EXERCISE |
Report the number of lines containing "this", with no other words.

DATA EXCERPTS |
++++++++++++++++++++

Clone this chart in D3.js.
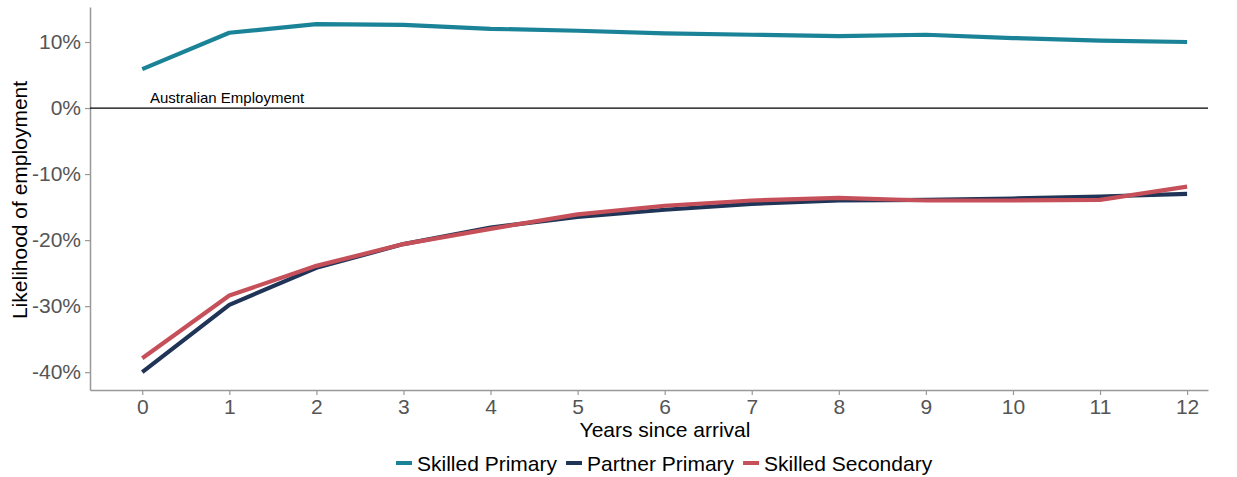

++++++++++++++++++++

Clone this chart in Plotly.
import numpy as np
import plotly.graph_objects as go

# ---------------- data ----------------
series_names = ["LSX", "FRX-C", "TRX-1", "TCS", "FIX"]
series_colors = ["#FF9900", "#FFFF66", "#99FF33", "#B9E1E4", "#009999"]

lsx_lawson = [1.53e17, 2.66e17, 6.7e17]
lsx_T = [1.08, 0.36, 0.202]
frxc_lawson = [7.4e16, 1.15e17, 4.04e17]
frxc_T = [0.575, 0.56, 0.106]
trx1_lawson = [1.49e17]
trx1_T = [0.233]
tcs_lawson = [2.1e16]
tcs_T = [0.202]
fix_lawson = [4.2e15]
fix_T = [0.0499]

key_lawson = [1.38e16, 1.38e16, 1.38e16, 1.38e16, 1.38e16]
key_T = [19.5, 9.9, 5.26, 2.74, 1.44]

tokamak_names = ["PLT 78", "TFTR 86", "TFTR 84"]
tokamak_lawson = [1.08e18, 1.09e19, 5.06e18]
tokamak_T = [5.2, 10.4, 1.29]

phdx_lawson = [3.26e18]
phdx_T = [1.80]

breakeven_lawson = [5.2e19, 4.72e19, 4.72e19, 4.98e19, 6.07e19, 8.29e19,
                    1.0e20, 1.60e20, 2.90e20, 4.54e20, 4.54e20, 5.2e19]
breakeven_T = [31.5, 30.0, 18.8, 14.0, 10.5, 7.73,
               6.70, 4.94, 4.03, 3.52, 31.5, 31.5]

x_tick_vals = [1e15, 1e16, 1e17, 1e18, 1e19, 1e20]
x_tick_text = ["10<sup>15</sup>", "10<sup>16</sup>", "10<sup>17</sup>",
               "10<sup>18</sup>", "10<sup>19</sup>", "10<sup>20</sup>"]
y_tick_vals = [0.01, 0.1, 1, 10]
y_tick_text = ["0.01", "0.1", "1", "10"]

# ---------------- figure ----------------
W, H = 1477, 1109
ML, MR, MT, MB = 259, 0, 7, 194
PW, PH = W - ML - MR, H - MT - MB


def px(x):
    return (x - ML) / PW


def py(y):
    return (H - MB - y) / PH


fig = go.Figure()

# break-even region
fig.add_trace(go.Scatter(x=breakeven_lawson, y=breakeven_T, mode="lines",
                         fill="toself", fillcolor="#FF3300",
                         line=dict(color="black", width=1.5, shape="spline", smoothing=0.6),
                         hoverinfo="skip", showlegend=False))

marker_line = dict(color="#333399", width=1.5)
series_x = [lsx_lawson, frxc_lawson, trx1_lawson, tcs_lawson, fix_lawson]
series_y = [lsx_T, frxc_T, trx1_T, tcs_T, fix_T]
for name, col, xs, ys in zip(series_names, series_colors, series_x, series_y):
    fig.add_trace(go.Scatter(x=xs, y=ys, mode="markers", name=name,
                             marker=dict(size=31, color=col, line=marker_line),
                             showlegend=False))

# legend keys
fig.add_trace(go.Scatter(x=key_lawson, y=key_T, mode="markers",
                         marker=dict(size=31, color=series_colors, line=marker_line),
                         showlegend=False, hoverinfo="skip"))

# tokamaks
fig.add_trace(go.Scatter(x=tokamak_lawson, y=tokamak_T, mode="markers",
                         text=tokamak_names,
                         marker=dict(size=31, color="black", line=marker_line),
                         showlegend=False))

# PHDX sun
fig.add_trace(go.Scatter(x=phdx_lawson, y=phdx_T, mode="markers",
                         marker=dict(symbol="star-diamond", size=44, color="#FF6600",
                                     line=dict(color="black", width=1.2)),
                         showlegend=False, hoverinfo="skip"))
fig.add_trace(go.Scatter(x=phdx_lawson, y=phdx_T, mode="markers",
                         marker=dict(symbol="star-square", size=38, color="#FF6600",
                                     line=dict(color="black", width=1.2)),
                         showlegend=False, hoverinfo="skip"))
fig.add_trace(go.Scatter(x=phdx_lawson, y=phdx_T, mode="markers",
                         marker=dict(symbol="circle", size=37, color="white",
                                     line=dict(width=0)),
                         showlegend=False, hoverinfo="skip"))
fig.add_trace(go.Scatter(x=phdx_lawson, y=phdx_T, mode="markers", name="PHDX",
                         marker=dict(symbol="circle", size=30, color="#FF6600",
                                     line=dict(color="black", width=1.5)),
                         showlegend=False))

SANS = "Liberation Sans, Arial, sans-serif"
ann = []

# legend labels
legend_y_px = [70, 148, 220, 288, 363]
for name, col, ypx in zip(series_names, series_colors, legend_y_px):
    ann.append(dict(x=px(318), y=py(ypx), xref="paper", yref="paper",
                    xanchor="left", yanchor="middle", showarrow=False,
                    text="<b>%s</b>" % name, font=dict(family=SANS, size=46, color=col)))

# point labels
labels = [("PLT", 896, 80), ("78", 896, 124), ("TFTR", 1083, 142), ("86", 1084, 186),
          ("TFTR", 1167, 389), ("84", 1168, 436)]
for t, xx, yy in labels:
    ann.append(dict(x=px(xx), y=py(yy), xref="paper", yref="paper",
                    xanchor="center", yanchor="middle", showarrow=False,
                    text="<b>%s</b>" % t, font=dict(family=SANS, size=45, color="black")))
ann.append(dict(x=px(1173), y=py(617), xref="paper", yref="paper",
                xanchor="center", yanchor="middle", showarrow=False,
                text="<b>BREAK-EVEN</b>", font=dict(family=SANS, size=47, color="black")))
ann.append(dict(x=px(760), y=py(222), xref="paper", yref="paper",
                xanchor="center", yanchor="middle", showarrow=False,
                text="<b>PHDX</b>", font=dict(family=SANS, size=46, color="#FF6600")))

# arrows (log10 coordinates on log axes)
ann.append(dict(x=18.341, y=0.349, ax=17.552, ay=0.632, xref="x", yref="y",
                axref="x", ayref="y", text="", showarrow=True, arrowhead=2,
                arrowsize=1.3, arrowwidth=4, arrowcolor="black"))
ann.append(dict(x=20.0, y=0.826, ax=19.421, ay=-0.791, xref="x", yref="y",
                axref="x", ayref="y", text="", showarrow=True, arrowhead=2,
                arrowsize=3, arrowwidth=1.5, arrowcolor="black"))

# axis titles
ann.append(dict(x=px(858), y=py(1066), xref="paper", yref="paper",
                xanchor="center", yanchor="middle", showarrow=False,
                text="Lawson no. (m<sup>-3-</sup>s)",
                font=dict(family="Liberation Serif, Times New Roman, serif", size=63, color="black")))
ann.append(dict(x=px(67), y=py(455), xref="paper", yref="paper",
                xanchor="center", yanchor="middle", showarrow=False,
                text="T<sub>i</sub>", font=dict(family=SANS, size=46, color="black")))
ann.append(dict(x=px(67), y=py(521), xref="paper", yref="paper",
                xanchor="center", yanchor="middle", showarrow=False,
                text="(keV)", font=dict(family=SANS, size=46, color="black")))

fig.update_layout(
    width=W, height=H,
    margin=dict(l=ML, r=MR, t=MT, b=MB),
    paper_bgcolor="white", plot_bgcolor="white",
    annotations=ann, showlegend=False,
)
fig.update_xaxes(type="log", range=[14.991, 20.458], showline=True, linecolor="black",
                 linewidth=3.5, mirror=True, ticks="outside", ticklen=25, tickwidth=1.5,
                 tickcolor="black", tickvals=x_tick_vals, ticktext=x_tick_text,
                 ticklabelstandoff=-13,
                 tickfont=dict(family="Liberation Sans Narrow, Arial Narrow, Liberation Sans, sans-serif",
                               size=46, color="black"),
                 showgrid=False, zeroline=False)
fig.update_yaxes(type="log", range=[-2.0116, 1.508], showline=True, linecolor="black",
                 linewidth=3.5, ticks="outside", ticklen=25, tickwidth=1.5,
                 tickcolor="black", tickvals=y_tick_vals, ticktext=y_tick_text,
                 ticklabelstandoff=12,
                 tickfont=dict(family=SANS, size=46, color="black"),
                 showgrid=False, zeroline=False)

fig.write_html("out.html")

++++++++++++++++++++

RESPONSE |
2